The Alchemy of Pigment Extraction

The true alchemy begins now. The process is based on a recipe from "The Craftsman's Handbook" by Cennino d'Andrea Cennini, translated by Daniel V. Thompson, Jr. The original Italian text was invaluable, and I extend my gratitude to the 'maestro' for his guidance. After extensive research and numerous trial-and-error attempts, Master Pigments has perfected the extraction of this unique pigment.

Years of searching for the right ingredients and refining the preparation steps culminated in a meticulous procedure. Different grades of pigment are extracted through this process. A plastic dough made of resin and powder remains intact throughout the extraction. There is no disintegration or wrapping in cloth—just oiled hands, dough, and water.

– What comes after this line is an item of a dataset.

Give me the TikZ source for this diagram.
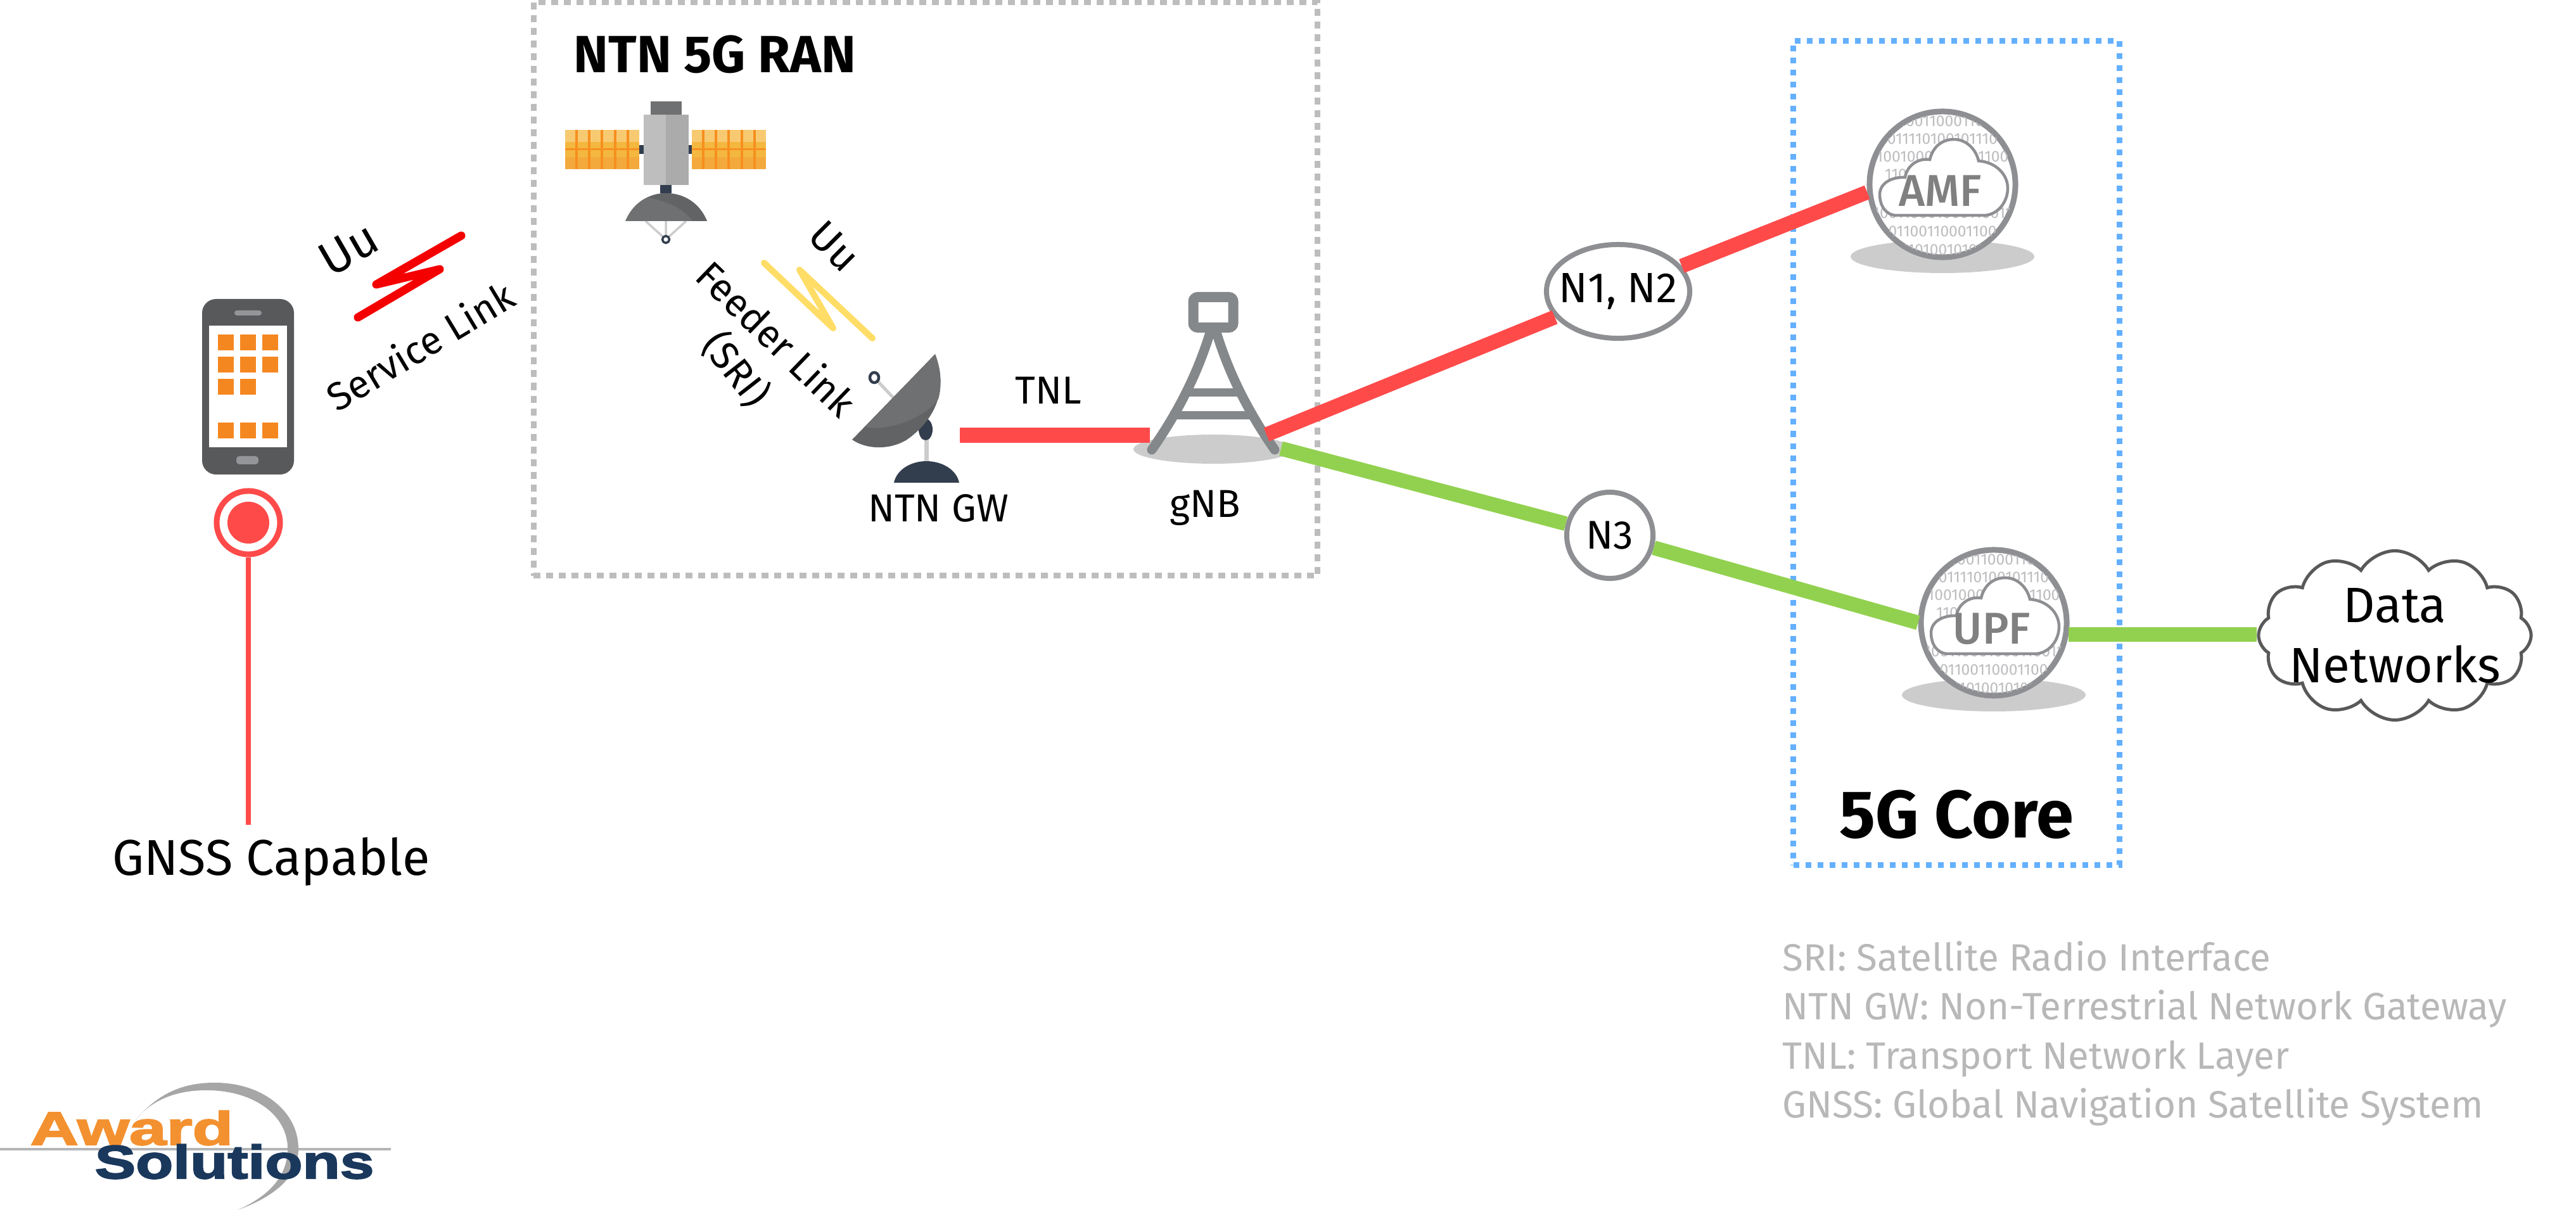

The preparation starts by melting raw beeswax, gum mastic, and pine rosin, then mixing in the prepared pigment. The mixture is kneaded by hand until it forms a uniformly textured dark grayish-blue dough. While still hot and elastic, the dough is divided into three parts and shaped into sticks for easier handling. Each stick is kneaded by hand in hot water through a specific routine, repeated multiple times. The dough locks in impurities while pigment particles settle at the bottom of the container. This is truly a 'hand-made' pigment.

The first routine yields the best grade: a vivid, deep blue that is not dark but hypnotizing. This is the Fra Angelico blue pigment (303001), evoking an uplifting and purifying sensation, as if there is more to see beyond the visible blue spectrum. The second and third routines produce a very high grade of blue known as Lapis Lazuli – Pure Grade 1st pigment (303005). Both Fra Angelico blue and Lapis Lazuli Pure 1st grade require immense patience during the dough preparation and extraction.

From the fourth to the seventh routine, the dough releases beautiful blue particles, resulting in Lapis Lazuli - Ultramarine Ash (303010). This grade is a lovely blue, free of grayish tones but not as vivid as the higher grades, appreciated by painters for its transparency and vibrancy compared to the raw powder.